Customer service performance is also worth reviewing, particularly for those who value quick resolution of account issues.
Account Management and Access
How an ISA can be managed affects convenience and suitability. Some providers offer online-only access, while others allow branch, phone, and postal management. Over-60s may prefer providers with multiple access options.
Check withdrawal rules carefully. Fixed-rate ISAs often restrict access until maturity or impose interest penalties for early withdrawals. Easy-access ISAs allow withdrawals at any time but usually have lower rates.
Security features such as two-factor authentication, secure messaging, and fraud monitoring should also be considered. These measures help protect accounts from unauthorised access while maintaining ease of use.

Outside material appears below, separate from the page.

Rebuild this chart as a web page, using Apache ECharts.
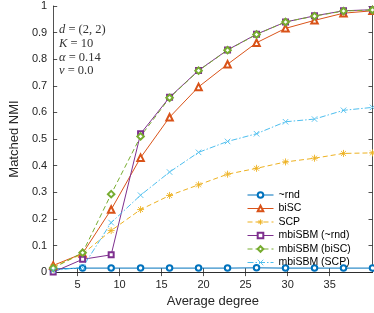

ISAs in Retirement Planning for Over 60s
For those over 60, ISAs can provide a tax-efficient way to hold savings alongside pensions and other investments. The ability to earn interest or returns without income tax or capital gains tax can help preserve retirement income and improve flexibility in managing withdrawals.
Role of ISAs in Retirement Savings
Cash ISAs for over 60s often appeal to those seeking low-risk, accessible savings. They allow savers to hold up to £20,000 per tax year without paying tax on interest earned. This can be valuable when pension withdrawals might push income into a higher tax band.
Unlike pensions, ISA withdrawals do not affect taxable income. This makes them useful for supplementing retirement spending without impacting personal allowance or triggering pension tax charges.
Some retirees use ISAs to keep an emergency fund separate from longer-term investments. Easy access ISAs provide liquidity, while fixed-rate ISAs can lock in higher interest for a set term.
ISA Type | Key Benefit | Typical Use in Retirement |
---|---|---|
Easy Access | Withdrawal flexibility | Emergency or short-term funds |
Fixed Rate | Higher guaranteed interest | Planned medium-term spending |
Stocks & Shares | Potential for higher growth | Longer-term investment horizon |
Pros and Cons for Older Savers
Advantages:
- Tax-free interest on savings up to the annual allowance.
- No age limit for opening or contributing to an ISA.
- Flexibility in choosing between cash, stocks and shares, or a mix.
Disadvantages:
- Interest rates on cash ISAs may not always beat inflation.
- Fixed-rate ISAs often have penalties for early withdrawal.
- Stocks and shares ISAs carry investment risk, which may not suit all retirees.
For many over 60s, the balance between accessibility and return is key. Those relying heavily on savings for income may prefer lower-risk cash ISAs, while others with secure pensions may accept more risk for potential growth.
Maximising Long-Term Benefits
To make the most of ISAs in retirement, savers should compare rates regularly. As of August 2025, some easy access cash ISAs offer around 4.6%, while fixed rates can be slightly lower but guaranteed for the term.
Using the full annual allowance each year can steadily build a substantial tax-free savings pot. Couples can double this by each holding their own ISA, potentially sheltering up to £40,000 annually from tax.
Some retirees blend ISA types — keeping part in an easy access account for short-term needs and part in a fixed-rate or stocks and shares ISA for potential growth. This helps maintain flexibility while aiming for better returns.